Code Lavender Program Expands to Include All Employees, Additional Locations:
LMH Health

Suicide Prevention Health Care Workforce Guide In Action Suicide Prevention in the Health Care Workforce
Reducing The Stigma Around Help And Treatment-Seeking Behaviors

Located in Lawrence, Kansas, LMH Health is a 174-bed hospital that has been serving its community for over 100 years. Through their work with the AHA Suicide Prevention in the Health Care Workforce Collaborative, LMH chose to address behavioral health stigma. The goal of their intervention was to train and educate their employees about behavioral health and improve skills and capability to respond to colleagues who need behavioral health support.

LMH health collected information from their workforce regarding utilization and engagement in behavioral health resources. A few themes they saw through interactions with members of their workforce include chronic feelings of anxiety and the need for greater resiliency. Members of their workforce describe being in a consistent caretaker role; caring for others when at work and caring for their families when at home. Being in a perpetual caretaker role leads to limited time for them to focus on their own emotional needs.

Through their work with the collaborative, LMH health worked to revitalize and expand their Code Lavender initiative. Code Lavender is a crisis intervention tool used to support staff when a stressful event or series of events occurs within the hospital. The code can be called for an individual or for an entire unit. Within LMH, the Code Lavender initiative was historically owned by nursing leadership. Over the past several months, LMH has worked to expand the program to be available to all employees and providers.

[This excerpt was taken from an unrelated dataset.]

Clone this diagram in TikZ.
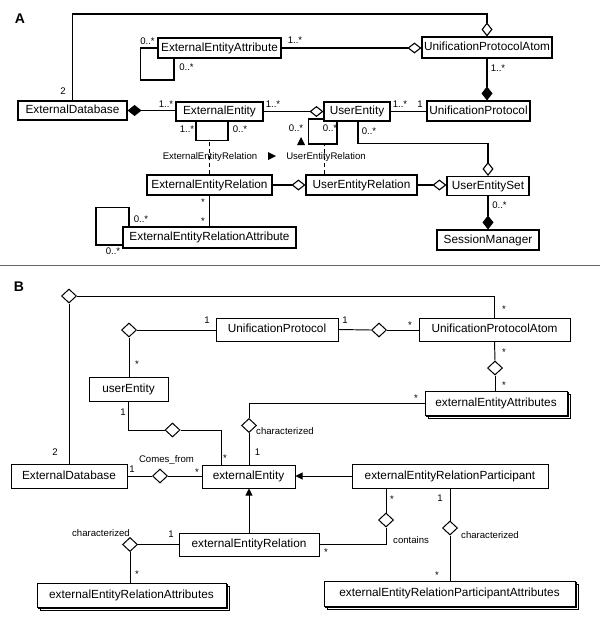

A key piece of their project within the collaborative was to develop a robust communication and awareness initiative to share information about the updated Code Lavender program. Communications in the past have been focused on director-level staff and resources were only available to employees on the LMH main campus. Through their work with the collaborative, they expanded Code Lavender resources to all clinics as well as the two external campus sites. They were intentional in sharing information about the program across the system so more individuals can be involved in the implementation of this program and thus there is greater access to associated resources. After the first round of communication, the team at LMH Health hosted a table in the cafeteria to further advertise the revamped Code Lavender program. Their efforts were reinforced through this tabling event as they heard from staff at all levels that they were not only aware of Code Lavender but grateful for the program.

In addition to expanding and revitalizing their Code Lavender program, they have also created a hospital-wide incentive program to encourage employees to complete behavioral health training. This includes Mental Health First Aid, Question, Persuade, and Refer (QPR) Training and Psychological First Aid. They are continuing to review their provider/staff application and credentialing policies and processes.